Turkey and the U.S. are getting closer to an agreement on the details of a proposed safe zone in northeast Syria along the Turkish border, Turkey’s Foreign Minister Mevlut Cavusoglu revealed on May 2.
“We are close to reaching an agreement with Washington on the safe zone in Syria … We want to establish a safe zone east of the Euphrates River after the withdrawal of the majority of U.S. forces from the country,” Cavusoglu said responding to a question at a news conference about Turkish talks this week with the U.S. special envoy for Syria, according to RT.
Regarding the recent phone call between Turkey’s President Recep Tayyip Erdogan and U.S. President Donald Trump, Cavusoglu said that all the joint issues where discussed during the call in “a positive atmosphere.” The minister added that Trump may visit Ankara next summer.

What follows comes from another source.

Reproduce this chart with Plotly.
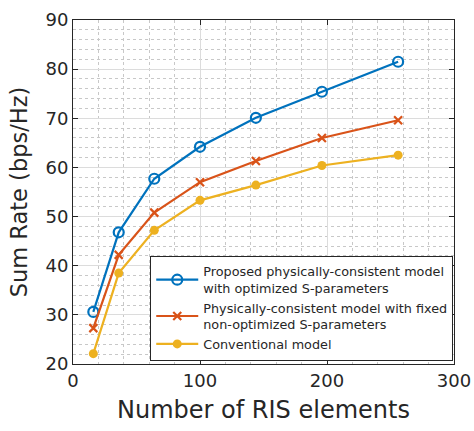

Northeastern Syria is controlled by a US-backed group known as the Syrian Democratic Forces (SDF). The group’s core is the Kurdish People’s Protection Units (YPG) and even elements of the Kurdistan Workers’ Party (PKK). Due to this, Ankara views the group as a threat to its national security.

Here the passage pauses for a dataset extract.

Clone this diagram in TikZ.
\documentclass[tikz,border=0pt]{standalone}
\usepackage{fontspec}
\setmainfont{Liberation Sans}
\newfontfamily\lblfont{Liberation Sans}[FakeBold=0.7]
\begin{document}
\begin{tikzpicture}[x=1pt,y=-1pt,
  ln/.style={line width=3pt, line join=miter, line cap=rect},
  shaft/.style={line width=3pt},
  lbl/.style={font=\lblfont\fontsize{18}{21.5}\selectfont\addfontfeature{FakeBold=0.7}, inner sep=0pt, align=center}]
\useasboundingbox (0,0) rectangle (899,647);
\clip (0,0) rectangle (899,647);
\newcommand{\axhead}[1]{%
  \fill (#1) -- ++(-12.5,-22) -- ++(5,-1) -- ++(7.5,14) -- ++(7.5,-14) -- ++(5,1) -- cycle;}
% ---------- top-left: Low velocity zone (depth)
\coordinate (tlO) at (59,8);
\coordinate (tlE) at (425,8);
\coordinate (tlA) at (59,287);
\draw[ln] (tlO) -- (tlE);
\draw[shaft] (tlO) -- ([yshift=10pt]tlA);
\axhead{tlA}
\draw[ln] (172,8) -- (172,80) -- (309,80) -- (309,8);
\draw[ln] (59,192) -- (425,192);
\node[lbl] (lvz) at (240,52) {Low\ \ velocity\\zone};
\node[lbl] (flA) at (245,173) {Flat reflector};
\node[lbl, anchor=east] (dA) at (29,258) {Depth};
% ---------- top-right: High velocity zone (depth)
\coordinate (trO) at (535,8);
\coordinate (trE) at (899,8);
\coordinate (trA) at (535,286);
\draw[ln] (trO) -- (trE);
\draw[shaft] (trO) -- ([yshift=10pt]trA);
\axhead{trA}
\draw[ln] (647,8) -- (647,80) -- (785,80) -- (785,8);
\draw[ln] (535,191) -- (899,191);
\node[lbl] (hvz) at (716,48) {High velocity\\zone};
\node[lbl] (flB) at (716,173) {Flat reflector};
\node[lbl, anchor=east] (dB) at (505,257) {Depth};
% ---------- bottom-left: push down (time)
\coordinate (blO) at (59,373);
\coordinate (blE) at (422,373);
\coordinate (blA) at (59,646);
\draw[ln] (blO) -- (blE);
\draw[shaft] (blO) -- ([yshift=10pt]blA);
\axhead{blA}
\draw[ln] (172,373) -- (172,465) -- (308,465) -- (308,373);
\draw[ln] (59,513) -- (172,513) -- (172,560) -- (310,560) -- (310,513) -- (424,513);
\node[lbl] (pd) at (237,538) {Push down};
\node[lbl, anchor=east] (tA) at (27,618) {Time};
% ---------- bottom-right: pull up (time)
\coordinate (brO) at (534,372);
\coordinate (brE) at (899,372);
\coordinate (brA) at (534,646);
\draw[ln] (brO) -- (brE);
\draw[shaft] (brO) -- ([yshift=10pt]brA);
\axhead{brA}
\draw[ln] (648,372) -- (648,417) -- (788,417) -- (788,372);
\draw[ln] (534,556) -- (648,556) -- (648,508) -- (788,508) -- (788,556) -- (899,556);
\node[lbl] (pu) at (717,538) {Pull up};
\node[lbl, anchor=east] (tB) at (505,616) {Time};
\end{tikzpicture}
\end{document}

In an attempt to ensure Turkey’s concerns, the U.S. has been working to establish a safe zone in northeastern Syria in cooperation with other NATO countries. However, the plan didn’t please Ankara, whose defense minister insisted on several occasions that any safe zone in the region should be controlled by the Turkish military only.
The SDF will not likely hand over its positions along the border to the Turkish military. However, the U.S. may be planing to force both sides to share the control of the region. Such a solution would cement long-term U.S. military presence in Syria.